TO DO | Give back, word for word, only the lines from the opening of the records through the one with "import plotly.graph_objects as go". Pictures stay out.

EXTRACTED ENTRIES |

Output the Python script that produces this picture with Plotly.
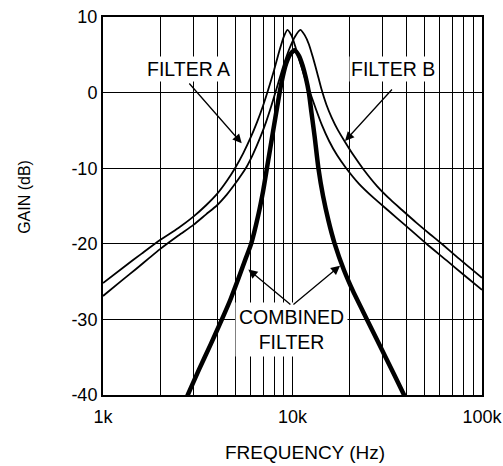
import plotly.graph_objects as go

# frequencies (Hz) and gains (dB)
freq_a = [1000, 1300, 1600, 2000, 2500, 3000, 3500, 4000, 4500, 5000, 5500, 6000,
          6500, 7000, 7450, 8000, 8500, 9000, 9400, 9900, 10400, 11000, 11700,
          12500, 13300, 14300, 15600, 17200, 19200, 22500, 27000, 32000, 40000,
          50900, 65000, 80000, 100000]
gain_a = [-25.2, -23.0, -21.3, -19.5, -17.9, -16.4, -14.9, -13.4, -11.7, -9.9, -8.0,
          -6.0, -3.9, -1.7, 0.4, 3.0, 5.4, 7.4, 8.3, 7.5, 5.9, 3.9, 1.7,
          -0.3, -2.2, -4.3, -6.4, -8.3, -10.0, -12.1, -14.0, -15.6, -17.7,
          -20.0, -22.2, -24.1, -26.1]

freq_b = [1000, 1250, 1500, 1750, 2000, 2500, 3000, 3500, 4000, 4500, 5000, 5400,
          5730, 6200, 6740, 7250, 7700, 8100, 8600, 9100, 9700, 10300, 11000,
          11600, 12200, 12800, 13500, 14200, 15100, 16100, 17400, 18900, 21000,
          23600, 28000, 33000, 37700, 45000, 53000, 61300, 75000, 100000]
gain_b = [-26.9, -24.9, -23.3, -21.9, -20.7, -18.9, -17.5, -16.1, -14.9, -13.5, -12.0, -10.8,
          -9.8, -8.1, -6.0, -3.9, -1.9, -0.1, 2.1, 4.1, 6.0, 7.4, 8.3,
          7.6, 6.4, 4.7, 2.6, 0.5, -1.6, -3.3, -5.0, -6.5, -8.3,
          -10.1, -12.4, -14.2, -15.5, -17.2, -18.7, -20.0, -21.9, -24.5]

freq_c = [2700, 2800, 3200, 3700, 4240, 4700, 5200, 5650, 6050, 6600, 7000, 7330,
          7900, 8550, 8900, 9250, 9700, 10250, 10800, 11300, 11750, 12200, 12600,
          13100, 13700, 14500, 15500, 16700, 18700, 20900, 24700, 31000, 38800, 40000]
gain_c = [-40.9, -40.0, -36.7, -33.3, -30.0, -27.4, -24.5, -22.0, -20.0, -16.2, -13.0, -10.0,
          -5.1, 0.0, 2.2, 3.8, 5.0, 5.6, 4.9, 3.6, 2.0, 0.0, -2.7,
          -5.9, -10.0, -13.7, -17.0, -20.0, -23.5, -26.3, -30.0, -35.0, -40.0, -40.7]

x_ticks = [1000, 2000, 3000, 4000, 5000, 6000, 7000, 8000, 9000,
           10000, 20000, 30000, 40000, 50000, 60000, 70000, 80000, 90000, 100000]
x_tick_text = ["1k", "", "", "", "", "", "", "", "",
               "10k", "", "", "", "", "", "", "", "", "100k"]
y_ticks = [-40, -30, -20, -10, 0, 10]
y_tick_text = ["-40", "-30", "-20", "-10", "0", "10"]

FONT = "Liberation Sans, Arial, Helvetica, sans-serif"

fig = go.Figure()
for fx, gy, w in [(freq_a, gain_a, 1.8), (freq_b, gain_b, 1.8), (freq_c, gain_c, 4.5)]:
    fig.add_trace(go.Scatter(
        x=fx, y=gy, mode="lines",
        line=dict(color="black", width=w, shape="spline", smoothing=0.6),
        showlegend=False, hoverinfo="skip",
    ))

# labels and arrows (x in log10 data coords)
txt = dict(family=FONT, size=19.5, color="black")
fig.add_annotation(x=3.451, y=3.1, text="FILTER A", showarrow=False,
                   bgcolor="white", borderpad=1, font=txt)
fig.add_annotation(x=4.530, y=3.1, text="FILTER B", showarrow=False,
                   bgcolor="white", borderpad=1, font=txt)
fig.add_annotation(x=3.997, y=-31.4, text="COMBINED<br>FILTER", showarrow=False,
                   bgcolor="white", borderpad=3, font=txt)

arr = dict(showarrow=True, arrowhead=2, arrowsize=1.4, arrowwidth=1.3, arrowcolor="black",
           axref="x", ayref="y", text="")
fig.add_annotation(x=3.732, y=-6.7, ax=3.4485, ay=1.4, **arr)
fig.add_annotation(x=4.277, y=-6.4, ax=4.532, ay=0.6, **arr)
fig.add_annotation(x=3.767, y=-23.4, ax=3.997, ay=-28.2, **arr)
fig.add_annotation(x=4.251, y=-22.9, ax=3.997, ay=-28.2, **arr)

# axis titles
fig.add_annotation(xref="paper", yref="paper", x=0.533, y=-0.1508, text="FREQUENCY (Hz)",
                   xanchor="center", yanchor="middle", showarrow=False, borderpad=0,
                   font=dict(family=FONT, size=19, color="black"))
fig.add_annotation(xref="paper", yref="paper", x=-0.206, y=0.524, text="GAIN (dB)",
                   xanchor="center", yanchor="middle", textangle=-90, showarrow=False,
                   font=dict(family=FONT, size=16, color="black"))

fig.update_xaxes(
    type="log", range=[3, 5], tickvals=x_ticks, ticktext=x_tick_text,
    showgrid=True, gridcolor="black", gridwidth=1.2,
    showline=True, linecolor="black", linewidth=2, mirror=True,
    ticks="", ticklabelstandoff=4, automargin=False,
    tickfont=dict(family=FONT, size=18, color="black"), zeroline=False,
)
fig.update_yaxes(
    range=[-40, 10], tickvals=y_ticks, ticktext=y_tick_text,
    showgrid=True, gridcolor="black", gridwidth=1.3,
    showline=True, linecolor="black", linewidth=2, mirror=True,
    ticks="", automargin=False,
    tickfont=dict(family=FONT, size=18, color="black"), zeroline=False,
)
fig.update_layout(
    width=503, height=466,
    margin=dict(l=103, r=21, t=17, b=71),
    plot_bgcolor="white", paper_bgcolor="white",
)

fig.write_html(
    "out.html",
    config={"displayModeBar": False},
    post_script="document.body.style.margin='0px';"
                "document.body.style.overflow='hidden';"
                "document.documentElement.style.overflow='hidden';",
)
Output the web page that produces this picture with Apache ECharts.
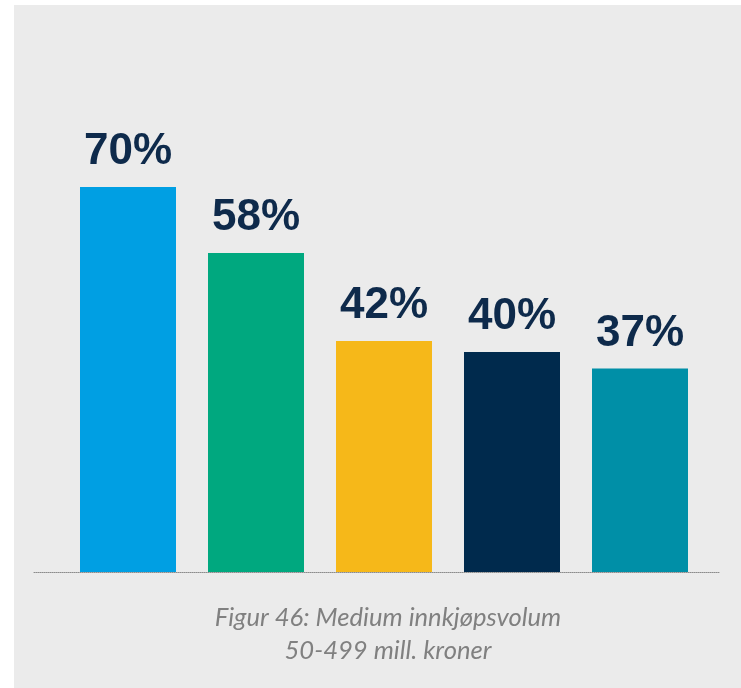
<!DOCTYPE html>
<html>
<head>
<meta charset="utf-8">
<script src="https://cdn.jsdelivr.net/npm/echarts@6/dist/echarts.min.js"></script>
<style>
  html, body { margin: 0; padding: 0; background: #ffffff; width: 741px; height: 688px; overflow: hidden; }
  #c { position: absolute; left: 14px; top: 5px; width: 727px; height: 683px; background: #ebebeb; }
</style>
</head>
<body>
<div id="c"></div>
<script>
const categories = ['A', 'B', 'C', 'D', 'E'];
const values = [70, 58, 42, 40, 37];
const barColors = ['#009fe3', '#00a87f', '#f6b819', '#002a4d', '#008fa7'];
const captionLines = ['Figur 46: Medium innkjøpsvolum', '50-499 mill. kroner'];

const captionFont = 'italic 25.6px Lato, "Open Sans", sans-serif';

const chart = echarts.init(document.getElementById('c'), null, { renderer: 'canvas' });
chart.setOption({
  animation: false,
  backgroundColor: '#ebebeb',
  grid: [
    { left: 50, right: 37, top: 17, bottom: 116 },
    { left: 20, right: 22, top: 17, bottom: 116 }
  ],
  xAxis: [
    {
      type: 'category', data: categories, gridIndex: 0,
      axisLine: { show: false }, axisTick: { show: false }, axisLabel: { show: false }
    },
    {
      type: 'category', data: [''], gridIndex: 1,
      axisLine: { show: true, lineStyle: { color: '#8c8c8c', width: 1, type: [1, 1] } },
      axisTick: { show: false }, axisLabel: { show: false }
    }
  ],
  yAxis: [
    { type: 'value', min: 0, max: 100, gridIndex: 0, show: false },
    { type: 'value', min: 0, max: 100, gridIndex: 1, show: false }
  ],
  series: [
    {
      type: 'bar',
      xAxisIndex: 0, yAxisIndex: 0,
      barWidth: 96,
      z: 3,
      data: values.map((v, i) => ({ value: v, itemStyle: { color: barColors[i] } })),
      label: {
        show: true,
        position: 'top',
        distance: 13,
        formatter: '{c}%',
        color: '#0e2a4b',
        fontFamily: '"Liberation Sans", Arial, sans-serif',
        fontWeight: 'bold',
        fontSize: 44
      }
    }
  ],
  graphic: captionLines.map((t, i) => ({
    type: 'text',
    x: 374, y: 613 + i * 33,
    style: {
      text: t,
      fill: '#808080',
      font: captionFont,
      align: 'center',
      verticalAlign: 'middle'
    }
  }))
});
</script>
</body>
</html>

RESPONSE TO THE EXERCISE |
Output the Python script that produces this picture with Plotly.
import plotly.graph_objects as go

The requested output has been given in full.